■ TASK GOAL
Transcribe the material from its first line onward, ending with the line that contains "import * as d3 from 'd3';" and adding nothing beyond it.
•••••
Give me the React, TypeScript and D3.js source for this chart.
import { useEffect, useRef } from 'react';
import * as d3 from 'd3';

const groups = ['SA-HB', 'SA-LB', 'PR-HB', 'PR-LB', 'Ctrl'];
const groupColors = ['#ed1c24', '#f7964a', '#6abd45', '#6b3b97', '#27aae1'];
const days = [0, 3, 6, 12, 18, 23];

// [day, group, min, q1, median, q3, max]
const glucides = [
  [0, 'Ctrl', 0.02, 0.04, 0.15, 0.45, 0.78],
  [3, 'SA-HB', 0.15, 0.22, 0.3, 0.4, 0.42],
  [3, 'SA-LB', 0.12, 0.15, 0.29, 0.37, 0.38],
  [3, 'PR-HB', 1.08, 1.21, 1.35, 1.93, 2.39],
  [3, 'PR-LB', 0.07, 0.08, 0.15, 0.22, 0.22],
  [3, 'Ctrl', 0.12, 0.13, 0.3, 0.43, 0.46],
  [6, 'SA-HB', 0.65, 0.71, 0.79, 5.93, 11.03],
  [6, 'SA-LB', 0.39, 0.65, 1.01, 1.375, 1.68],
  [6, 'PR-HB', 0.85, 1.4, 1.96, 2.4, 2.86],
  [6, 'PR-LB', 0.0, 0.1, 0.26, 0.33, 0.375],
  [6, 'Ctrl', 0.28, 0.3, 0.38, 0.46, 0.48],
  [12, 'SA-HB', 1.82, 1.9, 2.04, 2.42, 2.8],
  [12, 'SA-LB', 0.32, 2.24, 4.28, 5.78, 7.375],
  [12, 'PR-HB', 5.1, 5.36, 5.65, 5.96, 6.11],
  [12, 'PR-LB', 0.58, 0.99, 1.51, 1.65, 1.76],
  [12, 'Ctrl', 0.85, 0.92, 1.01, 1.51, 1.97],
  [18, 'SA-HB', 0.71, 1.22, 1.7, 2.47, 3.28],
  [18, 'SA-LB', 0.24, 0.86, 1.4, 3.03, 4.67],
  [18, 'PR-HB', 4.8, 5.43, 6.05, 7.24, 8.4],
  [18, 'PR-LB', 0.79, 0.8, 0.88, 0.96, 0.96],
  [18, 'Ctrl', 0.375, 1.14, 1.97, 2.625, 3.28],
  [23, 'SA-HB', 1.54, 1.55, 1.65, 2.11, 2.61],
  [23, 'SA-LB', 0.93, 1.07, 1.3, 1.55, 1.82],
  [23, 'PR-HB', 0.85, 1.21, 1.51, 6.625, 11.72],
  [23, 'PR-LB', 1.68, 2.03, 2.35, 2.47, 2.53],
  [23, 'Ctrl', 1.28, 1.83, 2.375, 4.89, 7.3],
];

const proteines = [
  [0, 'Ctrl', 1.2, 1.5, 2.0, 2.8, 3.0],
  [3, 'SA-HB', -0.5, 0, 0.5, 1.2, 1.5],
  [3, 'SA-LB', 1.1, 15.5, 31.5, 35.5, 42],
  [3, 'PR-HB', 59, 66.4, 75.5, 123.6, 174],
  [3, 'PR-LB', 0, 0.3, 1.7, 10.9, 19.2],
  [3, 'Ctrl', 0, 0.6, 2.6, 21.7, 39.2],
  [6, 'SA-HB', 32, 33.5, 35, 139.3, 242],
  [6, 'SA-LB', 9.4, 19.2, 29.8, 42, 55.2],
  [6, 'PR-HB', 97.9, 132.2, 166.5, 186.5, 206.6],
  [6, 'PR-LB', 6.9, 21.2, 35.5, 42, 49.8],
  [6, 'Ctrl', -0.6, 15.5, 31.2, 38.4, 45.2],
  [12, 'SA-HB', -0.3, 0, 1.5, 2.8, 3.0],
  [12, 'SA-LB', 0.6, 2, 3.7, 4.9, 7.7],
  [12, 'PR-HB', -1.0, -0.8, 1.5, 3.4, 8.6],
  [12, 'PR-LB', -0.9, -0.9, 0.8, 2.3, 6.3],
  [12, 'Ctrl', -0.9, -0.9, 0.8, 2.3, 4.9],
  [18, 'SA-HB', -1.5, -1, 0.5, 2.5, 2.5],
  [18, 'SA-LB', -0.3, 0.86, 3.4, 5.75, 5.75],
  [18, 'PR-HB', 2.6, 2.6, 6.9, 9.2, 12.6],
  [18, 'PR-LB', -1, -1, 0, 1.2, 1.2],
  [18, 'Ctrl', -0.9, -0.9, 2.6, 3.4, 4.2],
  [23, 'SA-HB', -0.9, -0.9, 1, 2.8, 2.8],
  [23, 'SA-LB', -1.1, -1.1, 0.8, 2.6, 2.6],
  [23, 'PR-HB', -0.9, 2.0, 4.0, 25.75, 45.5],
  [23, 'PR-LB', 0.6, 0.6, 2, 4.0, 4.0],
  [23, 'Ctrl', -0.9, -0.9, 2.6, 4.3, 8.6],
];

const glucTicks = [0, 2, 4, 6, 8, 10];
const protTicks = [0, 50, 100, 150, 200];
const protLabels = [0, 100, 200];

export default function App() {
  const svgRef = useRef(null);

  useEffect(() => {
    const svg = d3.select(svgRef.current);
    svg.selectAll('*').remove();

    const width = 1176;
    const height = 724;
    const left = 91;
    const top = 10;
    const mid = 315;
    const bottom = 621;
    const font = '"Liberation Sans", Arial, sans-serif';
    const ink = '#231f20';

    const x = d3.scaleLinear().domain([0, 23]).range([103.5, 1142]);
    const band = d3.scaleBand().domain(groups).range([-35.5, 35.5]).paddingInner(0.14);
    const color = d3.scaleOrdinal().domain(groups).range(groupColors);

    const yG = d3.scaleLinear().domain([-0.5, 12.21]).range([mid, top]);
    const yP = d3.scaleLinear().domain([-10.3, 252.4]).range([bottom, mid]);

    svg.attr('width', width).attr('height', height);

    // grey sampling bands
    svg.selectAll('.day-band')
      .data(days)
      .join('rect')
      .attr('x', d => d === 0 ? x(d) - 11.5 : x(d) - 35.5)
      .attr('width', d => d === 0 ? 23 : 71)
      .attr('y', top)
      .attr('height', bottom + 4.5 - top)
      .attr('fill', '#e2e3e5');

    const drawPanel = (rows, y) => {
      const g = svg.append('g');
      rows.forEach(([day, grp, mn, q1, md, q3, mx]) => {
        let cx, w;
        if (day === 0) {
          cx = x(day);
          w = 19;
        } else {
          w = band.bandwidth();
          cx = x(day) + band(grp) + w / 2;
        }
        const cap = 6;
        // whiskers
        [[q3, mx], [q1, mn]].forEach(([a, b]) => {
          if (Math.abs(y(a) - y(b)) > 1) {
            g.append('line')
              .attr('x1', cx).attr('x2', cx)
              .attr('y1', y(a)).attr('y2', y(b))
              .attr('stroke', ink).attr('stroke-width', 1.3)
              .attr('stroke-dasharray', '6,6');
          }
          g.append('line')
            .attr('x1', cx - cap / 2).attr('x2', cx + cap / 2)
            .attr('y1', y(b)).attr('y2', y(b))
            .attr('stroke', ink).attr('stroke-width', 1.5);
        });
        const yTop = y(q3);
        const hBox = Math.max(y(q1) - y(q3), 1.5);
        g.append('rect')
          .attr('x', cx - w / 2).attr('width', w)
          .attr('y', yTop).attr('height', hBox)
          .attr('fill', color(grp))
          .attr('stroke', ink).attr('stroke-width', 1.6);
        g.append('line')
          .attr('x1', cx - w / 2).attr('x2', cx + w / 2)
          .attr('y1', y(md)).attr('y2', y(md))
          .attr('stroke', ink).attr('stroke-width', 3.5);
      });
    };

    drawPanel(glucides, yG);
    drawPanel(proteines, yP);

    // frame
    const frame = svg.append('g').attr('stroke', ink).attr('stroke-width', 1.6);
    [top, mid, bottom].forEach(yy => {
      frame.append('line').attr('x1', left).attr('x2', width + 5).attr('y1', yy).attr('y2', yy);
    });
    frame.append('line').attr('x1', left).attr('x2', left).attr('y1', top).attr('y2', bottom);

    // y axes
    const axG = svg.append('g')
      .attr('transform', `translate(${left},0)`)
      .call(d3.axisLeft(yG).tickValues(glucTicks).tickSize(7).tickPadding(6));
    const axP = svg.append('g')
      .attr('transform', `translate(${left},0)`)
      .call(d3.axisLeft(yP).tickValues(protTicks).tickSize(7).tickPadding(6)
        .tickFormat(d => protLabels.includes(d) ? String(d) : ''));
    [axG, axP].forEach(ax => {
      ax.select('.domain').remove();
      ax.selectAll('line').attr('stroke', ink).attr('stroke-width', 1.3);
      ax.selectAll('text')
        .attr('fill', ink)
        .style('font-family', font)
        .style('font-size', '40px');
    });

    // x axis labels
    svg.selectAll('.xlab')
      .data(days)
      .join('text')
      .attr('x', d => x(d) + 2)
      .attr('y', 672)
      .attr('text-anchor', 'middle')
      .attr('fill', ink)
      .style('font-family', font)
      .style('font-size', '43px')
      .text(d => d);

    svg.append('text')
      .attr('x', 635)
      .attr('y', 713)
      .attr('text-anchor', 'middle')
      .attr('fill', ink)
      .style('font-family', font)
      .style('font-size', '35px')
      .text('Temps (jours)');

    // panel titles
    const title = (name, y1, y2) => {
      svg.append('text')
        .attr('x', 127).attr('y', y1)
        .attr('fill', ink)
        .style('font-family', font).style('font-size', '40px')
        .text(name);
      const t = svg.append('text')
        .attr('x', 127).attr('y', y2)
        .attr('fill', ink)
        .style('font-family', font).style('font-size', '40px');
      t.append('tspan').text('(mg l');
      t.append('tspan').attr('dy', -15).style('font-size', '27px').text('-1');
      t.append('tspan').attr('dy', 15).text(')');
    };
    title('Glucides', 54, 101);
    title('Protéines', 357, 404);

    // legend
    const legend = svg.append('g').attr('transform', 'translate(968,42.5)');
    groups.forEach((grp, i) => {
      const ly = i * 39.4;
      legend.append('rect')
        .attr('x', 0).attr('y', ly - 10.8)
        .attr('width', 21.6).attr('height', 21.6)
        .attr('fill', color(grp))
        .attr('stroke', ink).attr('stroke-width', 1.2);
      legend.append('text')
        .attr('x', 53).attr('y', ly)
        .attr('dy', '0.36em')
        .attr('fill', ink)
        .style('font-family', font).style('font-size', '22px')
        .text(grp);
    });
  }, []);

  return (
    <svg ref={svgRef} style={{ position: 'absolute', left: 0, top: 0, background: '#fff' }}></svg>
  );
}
•••••
■ SOLUTION TO THIS PROBLEM
Give me the React, TypeScript and D3.js source for this chart.
import { useEffect, useRef } from 'react';
import * as d3 from 'd3';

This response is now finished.